While we have a decent understanding of the nucleosynthetic yields of supernovae at the current epoch, there is much to be done to understand the yields from the first epochs of star formation and how the resulting age-metallicity relations will vary with place and time. While some work has been done on zero-metallicity stars, there is very little systematic understanding of the evolution and hence yields of such stars. These are the supernovae that should be seen as the Universe emerges from the Dark Ages. They should be massive stars, but we do not know how massive. These stars may be shy of r-process elements, but their yields may be reflected in the abundances of the lowest metallicity stars on a one-to-one basis as the first supernovae seeded their region of the ISM. At low metallicities, it is likely that all supernovae exploded as blue supergiants reminiscent of SN 1987A and hence may have been dimmer than models at this epoch based on current Type II plateau supernovae.

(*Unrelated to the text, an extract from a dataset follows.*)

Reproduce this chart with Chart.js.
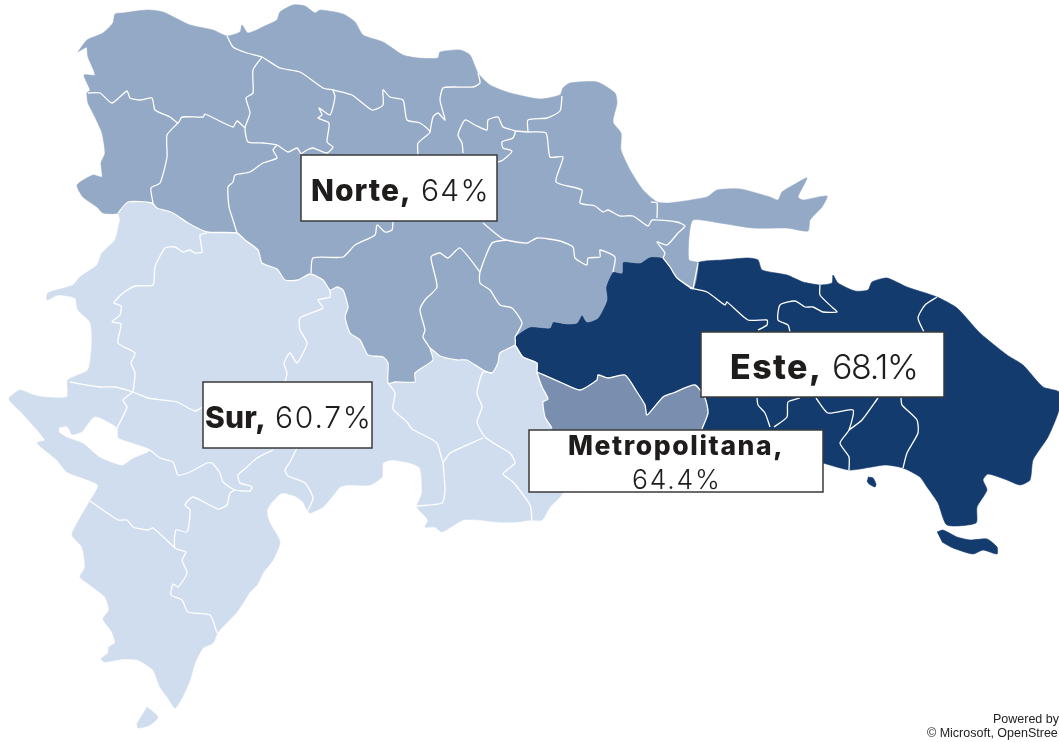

If the seeding of the ISM by individual supernovae is patchy, then subsequent cooling and star formation should also be. Computation of a mean metallicity versus age or redshift must take these deviations, perhaps very strong, into account. Epochs of strong star formation may happen at later epochs due to galaxy collisions, but could be delayed due to global effects of intermittancy. Our Galaxy might have undergone a burst of star formation 5-6 Gyr ago that would make it look like a faint blue galaxy at redshifts of around 1. Due to the still unknown binary evolution "fuse," Type Ia supernovae should come in at a later epoch than the first massive-star explosions. The very first Type Ia are likely to have more massive, shorter-lived progenitors than the mean at the current epoch. The change in the nucleosynthesis may be small, but the affect on the brightness that determines estimates of cosmological distances may not be. Understanding how growing, spotty, metallicity in turn affects the nature of Type Ia evolution is important for their accurate use as cosmological probes.

This research is supported by NSF, NASA, and the Texas Advanced Research Program.